Avatar was a massive cultural phenomenon when it came out. It's the highest grossing movie in history for a reason. It wasn't that original or clever, but it was visually amazing. The only reason it seems "forgotten" now is because it was a single movie that came out six years ago without (to date) any follow up. Things can't exist in a vacuum. Trust me, when Pandora opens in Animal Kingdom and Avatar 2 comes out it's going to be a massive phenomenon all over again.
 
I'd forgotten all about that. It sounded suspicious even at the time, I wonder if that was more urban legend/marketing than real.

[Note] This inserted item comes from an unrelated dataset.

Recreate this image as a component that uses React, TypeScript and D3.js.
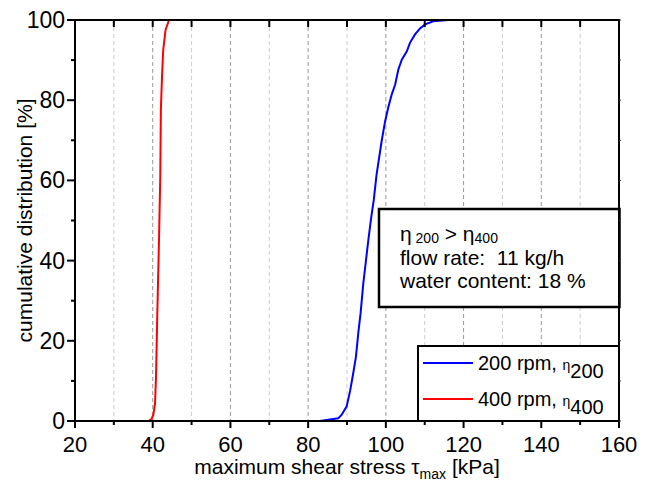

"Our film will make you suicidally depressed after you see it" doesn't sound much like "marketing." It was largely self-reported by fans at the time, though -- at least the various stories about it seemed to boil down to that -- so what its status was with the psychiatric establishment I've no idea.
 
I wonder if the era of comic book movies has lessened Avatar a bit too. It wasn't a rush of comic book movies back then as it is now. It made Avatar feel like it came out really long ago and it might be out of the collective consciousness.

Hopefully Avatar 2 is good but it seems like yesterday's news at this point.
 
"Our film will make you suicidally depressed after you see it" doesn't sound much like "marketing." It was largely self-reported by fans at the time, though -- at least the various stories about it seemed to boil down to that -- so what its status was with the psychiatric establishment I've no idea.

You're probably right, I was thinking in terms of this movie is so incredibly awesome it will make you long for it to be real. Maybe not marketing for the movie itself but using the popularity of the movie to drive some clicks with articles about it affecting people's lives.
 
Avatar is still shown on cable often enough and I'm sure people watch it when it's on. I'm not sure what kind of impact it's supposed to have. The movie has no realy one liners and the message of the movie is alittle depressing at least from humanity's standpoint.

Still Cameron created an incredible and complex world with Avatar. i thinnk the sequels will have the same magic at the box office the one did.